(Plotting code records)
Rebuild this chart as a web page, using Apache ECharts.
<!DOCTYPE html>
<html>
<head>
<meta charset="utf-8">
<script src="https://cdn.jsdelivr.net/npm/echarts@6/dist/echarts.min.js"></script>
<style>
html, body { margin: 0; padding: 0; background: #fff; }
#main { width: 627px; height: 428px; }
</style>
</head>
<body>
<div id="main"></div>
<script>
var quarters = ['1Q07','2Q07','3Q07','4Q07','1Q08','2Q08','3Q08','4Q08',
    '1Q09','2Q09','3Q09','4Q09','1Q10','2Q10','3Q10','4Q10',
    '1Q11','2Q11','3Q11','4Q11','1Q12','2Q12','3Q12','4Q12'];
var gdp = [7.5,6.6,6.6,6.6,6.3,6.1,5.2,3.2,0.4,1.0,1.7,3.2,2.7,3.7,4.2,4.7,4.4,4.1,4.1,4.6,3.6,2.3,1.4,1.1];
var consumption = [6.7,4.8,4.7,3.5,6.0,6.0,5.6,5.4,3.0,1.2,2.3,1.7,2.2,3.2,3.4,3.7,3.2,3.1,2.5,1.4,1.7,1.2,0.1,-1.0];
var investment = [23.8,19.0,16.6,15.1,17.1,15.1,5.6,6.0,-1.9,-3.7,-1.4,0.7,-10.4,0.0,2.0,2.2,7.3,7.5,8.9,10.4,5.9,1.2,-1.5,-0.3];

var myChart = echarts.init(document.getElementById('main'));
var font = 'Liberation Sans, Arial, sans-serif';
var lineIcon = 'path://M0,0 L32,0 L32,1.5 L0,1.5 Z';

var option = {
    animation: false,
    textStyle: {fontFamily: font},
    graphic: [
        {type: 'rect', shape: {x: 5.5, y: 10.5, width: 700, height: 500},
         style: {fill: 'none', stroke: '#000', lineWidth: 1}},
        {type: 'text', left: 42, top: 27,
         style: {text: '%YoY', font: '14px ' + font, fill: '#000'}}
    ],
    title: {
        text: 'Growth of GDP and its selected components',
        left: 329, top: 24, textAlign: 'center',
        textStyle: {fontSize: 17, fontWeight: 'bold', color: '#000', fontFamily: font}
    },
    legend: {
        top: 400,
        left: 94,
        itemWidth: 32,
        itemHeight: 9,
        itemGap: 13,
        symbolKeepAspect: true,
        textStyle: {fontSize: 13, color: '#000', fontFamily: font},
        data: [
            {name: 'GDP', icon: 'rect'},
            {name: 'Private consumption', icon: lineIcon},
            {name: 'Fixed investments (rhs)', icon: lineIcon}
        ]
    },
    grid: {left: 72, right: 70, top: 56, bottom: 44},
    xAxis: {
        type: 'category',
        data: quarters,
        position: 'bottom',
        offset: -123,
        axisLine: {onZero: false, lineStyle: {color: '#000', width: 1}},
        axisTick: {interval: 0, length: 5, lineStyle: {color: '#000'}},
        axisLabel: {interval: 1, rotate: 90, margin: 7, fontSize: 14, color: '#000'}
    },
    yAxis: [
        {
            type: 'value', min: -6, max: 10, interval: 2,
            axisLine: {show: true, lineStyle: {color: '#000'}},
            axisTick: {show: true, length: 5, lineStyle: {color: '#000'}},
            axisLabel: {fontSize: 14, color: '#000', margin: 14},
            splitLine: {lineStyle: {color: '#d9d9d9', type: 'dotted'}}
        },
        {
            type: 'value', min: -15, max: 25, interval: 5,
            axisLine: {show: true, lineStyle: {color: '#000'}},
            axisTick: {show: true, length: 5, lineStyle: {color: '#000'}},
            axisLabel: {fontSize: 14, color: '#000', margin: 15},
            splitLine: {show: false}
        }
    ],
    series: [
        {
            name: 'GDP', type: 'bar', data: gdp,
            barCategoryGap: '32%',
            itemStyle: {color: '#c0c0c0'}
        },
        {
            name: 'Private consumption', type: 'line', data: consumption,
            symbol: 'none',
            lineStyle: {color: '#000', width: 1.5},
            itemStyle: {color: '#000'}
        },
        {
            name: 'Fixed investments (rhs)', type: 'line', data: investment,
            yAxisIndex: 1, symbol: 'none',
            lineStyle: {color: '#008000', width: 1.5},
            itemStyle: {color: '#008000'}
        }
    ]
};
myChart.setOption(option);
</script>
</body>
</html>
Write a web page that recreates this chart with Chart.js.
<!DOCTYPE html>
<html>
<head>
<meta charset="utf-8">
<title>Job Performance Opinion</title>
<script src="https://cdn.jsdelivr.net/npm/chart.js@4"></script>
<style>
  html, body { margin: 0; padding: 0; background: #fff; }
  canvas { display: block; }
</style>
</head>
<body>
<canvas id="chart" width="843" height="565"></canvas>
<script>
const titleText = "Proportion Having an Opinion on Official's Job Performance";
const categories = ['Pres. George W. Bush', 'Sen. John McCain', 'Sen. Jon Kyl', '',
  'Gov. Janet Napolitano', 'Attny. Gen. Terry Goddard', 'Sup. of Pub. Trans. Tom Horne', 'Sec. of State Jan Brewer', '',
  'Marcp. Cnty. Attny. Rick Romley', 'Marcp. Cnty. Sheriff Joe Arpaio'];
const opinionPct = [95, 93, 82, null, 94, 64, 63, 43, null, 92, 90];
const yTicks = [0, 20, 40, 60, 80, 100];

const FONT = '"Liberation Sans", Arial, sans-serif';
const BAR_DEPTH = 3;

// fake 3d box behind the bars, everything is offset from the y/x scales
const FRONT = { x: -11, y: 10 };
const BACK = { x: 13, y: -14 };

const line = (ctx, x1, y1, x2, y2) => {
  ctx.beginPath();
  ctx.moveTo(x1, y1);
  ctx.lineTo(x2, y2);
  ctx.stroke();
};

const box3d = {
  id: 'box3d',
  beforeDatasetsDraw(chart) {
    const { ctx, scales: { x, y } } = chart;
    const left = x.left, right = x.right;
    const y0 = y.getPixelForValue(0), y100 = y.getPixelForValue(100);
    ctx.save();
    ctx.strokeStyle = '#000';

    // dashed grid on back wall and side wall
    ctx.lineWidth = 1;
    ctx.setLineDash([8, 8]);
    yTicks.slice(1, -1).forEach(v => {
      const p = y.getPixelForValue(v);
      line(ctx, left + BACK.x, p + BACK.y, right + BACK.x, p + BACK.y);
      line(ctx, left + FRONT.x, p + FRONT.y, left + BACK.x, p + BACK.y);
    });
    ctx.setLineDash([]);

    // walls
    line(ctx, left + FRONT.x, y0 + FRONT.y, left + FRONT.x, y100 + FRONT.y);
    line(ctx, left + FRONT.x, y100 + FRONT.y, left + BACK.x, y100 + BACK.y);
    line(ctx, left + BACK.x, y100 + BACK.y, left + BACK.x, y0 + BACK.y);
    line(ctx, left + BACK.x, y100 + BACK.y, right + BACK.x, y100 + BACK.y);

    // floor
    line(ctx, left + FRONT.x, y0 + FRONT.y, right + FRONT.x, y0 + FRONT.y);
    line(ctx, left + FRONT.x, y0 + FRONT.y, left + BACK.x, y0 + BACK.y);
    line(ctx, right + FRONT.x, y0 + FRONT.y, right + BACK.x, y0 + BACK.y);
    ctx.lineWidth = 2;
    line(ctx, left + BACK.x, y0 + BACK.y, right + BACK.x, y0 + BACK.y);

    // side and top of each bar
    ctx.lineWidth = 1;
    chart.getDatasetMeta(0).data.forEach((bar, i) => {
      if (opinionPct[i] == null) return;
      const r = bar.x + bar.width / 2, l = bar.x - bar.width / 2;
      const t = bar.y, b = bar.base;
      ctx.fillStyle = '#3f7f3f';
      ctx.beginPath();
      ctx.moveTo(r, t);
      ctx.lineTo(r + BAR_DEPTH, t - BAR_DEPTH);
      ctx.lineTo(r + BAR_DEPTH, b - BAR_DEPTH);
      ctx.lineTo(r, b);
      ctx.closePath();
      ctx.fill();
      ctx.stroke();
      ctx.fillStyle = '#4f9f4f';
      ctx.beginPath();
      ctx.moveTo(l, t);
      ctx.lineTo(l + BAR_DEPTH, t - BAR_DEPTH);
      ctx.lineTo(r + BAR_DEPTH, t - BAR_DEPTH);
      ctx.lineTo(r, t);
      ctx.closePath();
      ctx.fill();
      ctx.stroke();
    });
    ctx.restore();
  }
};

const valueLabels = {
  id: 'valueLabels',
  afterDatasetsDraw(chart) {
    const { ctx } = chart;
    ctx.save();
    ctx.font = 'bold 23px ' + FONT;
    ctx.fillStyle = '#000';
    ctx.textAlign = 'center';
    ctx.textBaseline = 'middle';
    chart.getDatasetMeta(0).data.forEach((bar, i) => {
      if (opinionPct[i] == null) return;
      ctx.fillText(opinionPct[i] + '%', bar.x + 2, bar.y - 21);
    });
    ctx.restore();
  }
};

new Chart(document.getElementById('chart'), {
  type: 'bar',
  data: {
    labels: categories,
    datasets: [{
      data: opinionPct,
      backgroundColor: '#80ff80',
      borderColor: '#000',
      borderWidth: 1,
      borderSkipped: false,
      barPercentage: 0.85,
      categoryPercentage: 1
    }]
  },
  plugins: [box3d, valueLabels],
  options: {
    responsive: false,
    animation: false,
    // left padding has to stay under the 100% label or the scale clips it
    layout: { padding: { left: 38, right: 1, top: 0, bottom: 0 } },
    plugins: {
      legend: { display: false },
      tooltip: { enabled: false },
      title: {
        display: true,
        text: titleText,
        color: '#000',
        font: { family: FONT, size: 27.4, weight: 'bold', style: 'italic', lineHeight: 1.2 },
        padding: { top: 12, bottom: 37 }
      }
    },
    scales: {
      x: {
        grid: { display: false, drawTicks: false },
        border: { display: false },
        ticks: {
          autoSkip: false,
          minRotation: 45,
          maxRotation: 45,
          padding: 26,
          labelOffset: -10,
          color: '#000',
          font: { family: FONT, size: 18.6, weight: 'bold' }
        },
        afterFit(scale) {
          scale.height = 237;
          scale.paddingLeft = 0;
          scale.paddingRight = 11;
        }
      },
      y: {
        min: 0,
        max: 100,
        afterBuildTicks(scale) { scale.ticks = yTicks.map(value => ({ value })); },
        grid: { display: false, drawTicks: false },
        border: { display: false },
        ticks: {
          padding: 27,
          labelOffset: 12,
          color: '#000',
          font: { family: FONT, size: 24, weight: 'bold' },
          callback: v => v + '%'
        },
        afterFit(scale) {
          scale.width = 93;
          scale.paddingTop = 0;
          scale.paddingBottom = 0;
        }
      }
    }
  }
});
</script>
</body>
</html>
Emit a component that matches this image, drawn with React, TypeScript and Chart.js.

▶ [Aim of the task] Reproduce only the lines from the one containing "Write a web" through the one containing "ctx.setLineDash([]);", inclusive of both.

▶ [Expected output]
Write a web page that recreates this chart with Chart.js.
<!DOCTYPE html>
<html>
<head>
<meta charset="utf-8">
<title>Job Performance Opinion</title>
<script src="https://cdn.jsdelivr.net/npm/chart.js@4"></script>
<style>
  html, body { margin: 0; padding: 0; background: #fff; }
  canvas { display: block; }
</style>
</head>
<body>
<canvas id="chart" width="843" height="565"></canvas>
<script>
const titleText = "Proportion Having an Opinion on Official's Job Performance";
const categories = ['Pres. George W. Bush', 'Sen. John McCain', 'Sen. Jon Kyl', '',
  'Gov. Janet Napolitano', 'Attny. Gen. Terry Goddard', 'Sup. of Pub. Trans. Tom Horne', 'Sec. of State Jan Brewer', '',
  'Marcp. Cnty. Attny. Rick Romley', 'Marcp. Cnty. Sheriff Joe Arpaio'];
const opinionPct = [95, 93, 82, null, 94, 64, 63, 43, null, 92, 90];
const yTicks = [0, 20, 40, 60, 80, 100];

const FONT = '"Liberation Sans", Arial, sans-serif';
const BAR_DEPTH = 3;

// fake 3d box behind the bars, everything is offset from the y/x scales
const FRONT = { x: -11, y: 10 };
const BACK = { x: 13, y: -14 };

const line = (ctx, x1, y1, x2, y2) => {
  ctx.beginPath();
  ctx.moveTo(x1, y1);
  ctx.lineTo(x2, y2);
  ctx.stroke();
};

const box3d = {
  id: 'box3d',
  beforeDatasetsDraw(chart) {
    const { ctx, scales: { x, y } } = chart;
    const left = x.left, right = x.right;
    const y0 = y.getPixelForValue(0), y100 = y.getPixelForValue(100);
    ctx.save();
    ctx.strokeStyle = '#000';

    // dashed grid on back wall and side wall
    ctx.lineWidth = 1;
    ctx.setLineDash([8, 8]);
    yTicks.slice(1, -1).forEach(v => {
      const p = y.getPixelForValue(v);
      line(ctx, left + BACK.x, p + BACK.y, right + BACK.x, p + BACK.y);
      line(ctx, left + FRONT.x, p + FRONT.y, left + BACK.x, p + BACK.y);
    });
    ctx.setLineDash([]);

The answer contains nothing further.